ROCHESTER, N.Y. — Josefina is a seamstress at Sew Green in Rochester.

“If I’m wearing just like a normal mask, I think it's boring,” she said. “You have to wear them. Let’s have fun with them.” 


What You Need To Know

  • Josafina and her team at Sew Green in Rochester made nearly 10,000 masks at the beginning of the pandemic

  • Ocean Asia reported in 2020 that billions of masks are entering the oceans that could take almost five centuries to decompose

  • Josafina is repurposing cloth masks into bags to reduce the waste of materials

Her creativity bloomed when the pandemic hit.

“The beginning of the pandemic, there was no masks available,” she said. “Well, we started making masks and we probably made 10,000 masks.” 

 It wasn’t long for her to realize they were doing much more than keeping people safe.

“I remember walking on the street and seeing disposable masks everywhere,” she said. “Like people would use them once, get out of the supermarket and throw them away.” 

According to Oceans Asia’s 2020 report, that led to billions of masks entering the oceans.

It’s something environmental researchers say could take almost five centuries to decompose.
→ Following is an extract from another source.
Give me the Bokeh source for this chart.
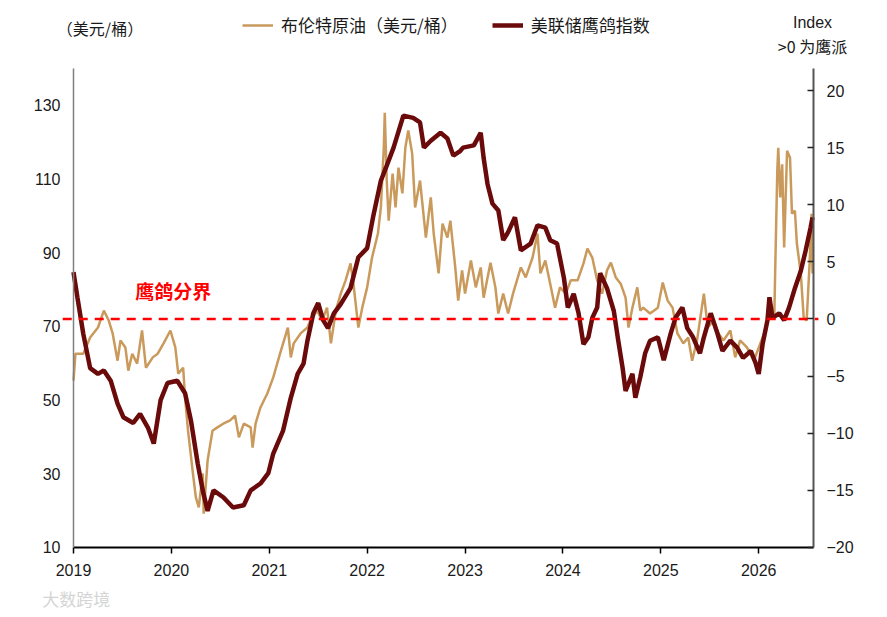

“It’s not just the United States, its everywhere in the world that we are doing that kind of things,” she said. “Then we really need to think a little more on that. And at least for that reason, we start making clothes for one because they are recyclable. You can really reduce them and reuse them.”

Josefina kept giving back to the community, one stitch at a time, until this past March when Gov. Kathy Hochul lifted New York state’s mask mandate, leaving Josefina with more masks she feared would end up in the garbage too.

“I realized I have, I don’t know, 100 masks at home,” she said. “We wash them. They are clean, and I was thinking, what are we going to do with this? And you see a lot of masks in the trash and I think it’s a waste.” 

So Josefina brought her cloth masks back to the drawing board for experimenting fun. It wasn’t long before her creativity bloomed yet again.

“I just had an idea, like, what if we make little bags with them?” she wondered, “This is a little bag. Super simple. The inside, the fun thing is they have like secret little pockets inside, because we have this thing that you can put a filter or something like that then it has two little pockets inside.”

The pockets were originally used to put air filters in reusable masks.

Now she says they can be used for anything from coins, to your keys or lipstick. 

Josefina has a passion for repurposing.

“Then I made a tiny little one with it the same elastic from this,” she said.

It is filling this seamstress’ soul with more than just a needle and thread.

“But the idea is that its sustainability. That’s a very difficult word” Josefina said with a laugh.

She is inspiring more seamstresses’ to reduce waste.

“I came up with this idea and I start telling people and people start giving me ideas, you know, it’s an exchange of ideas,” she said.

Josefina is having fun every stitch along the way

“They’re fun fabrics, so why are we going to waste them,” she said.